Start at the line holding "What Bokeh code", stop at the line holding "from bokeh.resources import INLINE", and repeat those lines exactly, both ends included; skip the pictures.
* Start Input *
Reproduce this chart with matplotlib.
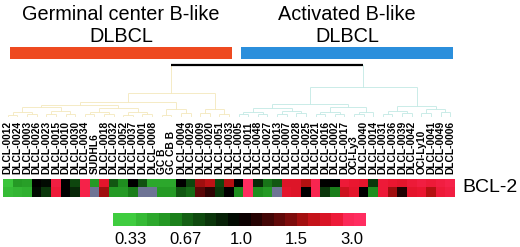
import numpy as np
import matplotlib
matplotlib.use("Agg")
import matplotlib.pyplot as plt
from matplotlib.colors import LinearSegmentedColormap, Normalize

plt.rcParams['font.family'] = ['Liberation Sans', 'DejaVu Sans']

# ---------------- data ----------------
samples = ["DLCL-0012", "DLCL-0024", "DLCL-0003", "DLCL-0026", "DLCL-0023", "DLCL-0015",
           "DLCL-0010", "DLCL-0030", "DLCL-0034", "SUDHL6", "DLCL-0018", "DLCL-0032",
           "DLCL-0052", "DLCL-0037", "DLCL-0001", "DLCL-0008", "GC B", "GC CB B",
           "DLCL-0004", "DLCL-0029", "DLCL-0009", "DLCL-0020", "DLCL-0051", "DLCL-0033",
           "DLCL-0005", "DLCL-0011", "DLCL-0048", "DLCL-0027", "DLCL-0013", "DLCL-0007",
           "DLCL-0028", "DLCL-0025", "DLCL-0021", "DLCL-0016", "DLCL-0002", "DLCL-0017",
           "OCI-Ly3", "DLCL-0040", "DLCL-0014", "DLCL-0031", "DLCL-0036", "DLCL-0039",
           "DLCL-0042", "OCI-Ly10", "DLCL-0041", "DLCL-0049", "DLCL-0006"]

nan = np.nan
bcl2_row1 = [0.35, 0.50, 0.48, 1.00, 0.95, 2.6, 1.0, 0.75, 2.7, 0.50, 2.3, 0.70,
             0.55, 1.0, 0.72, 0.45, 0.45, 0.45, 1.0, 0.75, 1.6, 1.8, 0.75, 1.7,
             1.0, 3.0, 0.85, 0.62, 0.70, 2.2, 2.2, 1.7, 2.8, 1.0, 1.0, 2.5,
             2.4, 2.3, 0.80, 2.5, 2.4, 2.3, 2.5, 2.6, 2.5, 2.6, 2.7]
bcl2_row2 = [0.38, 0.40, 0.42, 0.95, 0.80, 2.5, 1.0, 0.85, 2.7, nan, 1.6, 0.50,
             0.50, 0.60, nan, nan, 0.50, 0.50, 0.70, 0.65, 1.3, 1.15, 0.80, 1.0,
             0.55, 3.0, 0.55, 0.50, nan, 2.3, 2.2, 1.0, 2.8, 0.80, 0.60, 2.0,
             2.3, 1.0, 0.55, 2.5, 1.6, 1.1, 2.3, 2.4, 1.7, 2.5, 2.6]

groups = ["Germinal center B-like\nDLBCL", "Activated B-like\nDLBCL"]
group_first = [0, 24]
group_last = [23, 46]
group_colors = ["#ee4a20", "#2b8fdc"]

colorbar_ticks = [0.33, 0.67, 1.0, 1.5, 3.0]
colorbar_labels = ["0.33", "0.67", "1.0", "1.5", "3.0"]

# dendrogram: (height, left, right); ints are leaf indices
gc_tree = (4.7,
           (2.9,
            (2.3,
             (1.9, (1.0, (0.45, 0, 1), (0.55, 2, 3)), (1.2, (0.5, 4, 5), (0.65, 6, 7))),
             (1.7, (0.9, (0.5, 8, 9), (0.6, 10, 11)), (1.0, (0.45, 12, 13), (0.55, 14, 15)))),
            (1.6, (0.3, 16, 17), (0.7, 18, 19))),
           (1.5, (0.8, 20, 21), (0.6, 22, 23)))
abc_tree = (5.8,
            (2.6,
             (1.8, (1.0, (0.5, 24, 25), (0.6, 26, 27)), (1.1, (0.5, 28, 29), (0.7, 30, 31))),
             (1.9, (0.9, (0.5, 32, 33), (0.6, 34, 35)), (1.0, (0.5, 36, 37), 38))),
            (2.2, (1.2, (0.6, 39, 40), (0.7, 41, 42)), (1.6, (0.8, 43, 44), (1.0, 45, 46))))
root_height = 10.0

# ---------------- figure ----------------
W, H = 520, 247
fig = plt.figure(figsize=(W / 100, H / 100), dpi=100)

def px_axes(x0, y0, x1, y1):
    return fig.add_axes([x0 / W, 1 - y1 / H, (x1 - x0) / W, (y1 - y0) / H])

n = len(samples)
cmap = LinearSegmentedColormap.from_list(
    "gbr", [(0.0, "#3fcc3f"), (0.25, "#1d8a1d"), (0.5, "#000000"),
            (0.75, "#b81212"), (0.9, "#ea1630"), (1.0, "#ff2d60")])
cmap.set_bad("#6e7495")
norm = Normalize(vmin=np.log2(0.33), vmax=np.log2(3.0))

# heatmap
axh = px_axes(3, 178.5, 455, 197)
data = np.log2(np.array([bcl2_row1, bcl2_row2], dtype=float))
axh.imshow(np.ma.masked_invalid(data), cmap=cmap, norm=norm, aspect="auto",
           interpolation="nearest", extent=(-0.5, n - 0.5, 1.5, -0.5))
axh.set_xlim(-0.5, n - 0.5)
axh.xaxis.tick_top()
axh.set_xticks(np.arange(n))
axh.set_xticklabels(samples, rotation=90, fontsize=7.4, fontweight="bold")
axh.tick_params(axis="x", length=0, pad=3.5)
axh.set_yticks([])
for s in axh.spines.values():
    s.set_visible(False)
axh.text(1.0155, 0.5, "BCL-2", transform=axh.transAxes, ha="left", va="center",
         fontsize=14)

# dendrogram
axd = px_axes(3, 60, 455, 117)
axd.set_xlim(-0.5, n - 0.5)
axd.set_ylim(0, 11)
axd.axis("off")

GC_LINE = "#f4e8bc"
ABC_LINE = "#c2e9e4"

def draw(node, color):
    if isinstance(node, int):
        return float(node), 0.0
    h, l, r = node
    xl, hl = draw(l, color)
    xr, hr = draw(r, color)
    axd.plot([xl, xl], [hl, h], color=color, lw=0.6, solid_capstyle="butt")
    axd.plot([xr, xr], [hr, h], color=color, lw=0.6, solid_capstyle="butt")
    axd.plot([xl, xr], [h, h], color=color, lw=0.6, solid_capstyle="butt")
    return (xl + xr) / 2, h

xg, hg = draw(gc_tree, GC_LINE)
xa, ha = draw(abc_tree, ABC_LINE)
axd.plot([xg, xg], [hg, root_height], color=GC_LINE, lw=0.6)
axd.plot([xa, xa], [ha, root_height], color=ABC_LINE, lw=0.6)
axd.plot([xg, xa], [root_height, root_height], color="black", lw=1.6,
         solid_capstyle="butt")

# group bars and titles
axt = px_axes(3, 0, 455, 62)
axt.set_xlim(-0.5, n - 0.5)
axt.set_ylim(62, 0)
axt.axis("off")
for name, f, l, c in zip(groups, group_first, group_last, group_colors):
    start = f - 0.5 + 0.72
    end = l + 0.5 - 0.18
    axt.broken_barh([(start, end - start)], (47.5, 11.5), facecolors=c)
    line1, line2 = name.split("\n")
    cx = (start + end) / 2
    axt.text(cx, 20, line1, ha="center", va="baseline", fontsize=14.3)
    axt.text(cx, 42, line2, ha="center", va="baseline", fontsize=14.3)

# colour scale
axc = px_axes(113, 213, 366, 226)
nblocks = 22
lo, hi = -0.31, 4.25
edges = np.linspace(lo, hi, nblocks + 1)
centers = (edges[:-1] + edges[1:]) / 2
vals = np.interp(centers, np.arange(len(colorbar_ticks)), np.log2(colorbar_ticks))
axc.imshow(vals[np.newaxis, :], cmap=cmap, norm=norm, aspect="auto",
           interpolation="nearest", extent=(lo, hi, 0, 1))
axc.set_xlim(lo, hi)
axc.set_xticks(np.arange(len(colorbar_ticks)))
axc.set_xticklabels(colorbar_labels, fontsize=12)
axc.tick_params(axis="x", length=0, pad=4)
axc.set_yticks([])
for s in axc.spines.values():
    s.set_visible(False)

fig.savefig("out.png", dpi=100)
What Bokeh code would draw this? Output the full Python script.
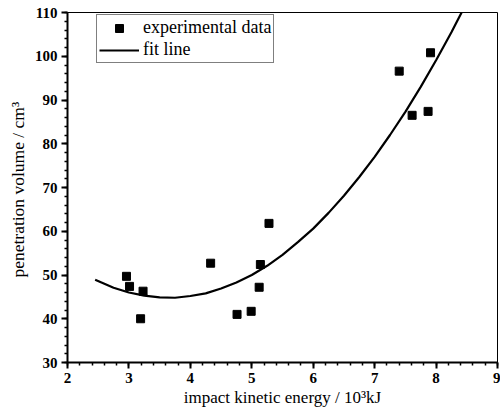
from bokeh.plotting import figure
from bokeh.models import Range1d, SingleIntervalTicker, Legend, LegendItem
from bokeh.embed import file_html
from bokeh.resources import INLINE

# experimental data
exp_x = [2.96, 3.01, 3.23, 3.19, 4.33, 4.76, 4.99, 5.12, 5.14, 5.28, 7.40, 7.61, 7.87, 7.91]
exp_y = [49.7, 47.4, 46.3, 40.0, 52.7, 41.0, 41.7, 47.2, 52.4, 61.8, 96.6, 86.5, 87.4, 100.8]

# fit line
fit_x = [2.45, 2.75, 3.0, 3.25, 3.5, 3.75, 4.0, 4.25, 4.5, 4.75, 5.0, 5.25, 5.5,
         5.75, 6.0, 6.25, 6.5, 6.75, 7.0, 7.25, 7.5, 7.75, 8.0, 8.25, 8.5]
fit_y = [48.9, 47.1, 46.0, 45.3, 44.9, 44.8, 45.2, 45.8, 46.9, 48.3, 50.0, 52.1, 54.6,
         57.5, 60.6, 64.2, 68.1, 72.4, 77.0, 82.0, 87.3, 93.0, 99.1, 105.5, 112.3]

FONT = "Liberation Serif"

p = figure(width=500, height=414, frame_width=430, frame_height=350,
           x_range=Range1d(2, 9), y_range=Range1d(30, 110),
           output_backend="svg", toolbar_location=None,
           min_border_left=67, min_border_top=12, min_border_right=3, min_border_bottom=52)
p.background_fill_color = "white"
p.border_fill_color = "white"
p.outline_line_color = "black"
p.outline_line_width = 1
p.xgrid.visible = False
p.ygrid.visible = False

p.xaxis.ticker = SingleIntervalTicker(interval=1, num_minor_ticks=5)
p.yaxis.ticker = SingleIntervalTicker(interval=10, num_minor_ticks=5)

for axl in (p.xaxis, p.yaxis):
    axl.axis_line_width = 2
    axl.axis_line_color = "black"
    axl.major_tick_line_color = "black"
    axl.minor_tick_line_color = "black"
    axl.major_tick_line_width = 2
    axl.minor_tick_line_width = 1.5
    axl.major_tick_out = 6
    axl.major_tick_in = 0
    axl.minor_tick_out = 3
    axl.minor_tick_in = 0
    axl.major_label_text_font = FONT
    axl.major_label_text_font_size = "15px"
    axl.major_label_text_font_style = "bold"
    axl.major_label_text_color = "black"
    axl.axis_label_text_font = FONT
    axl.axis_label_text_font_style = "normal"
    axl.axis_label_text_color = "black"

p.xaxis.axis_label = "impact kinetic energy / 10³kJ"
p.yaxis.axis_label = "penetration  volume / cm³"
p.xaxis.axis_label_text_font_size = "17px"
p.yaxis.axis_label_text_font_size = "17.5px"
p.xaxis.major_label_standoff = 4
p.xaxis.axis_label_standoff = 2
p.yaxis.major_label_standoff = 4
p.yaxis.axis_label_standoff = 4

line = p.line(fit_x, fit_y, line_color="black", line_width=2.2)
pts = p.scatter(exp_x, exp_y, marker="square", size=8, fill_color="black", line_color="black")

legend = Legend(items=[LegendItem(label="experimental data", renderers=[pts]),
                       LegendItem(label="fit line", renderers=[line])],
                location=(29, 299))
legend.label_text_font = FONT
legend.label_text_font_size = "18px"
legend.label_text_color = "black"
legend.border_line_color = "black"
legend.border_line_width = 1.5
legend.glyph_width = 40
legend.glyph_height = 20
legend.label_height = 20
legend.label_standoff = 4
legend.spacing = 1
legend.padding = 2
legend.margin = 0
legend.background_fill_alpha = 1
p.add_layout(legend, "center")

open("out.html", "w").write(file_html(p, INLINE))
* End Input *
Reply to the task
What Bokeh code would draw this? Output the full Python script.
from bokeh.plotting import figure
from bokeh.models import Range1d, SingleIntervalTicker, Legend, LegendItem
from bokeh.embed import file_html
from bokeh.resources import INLINE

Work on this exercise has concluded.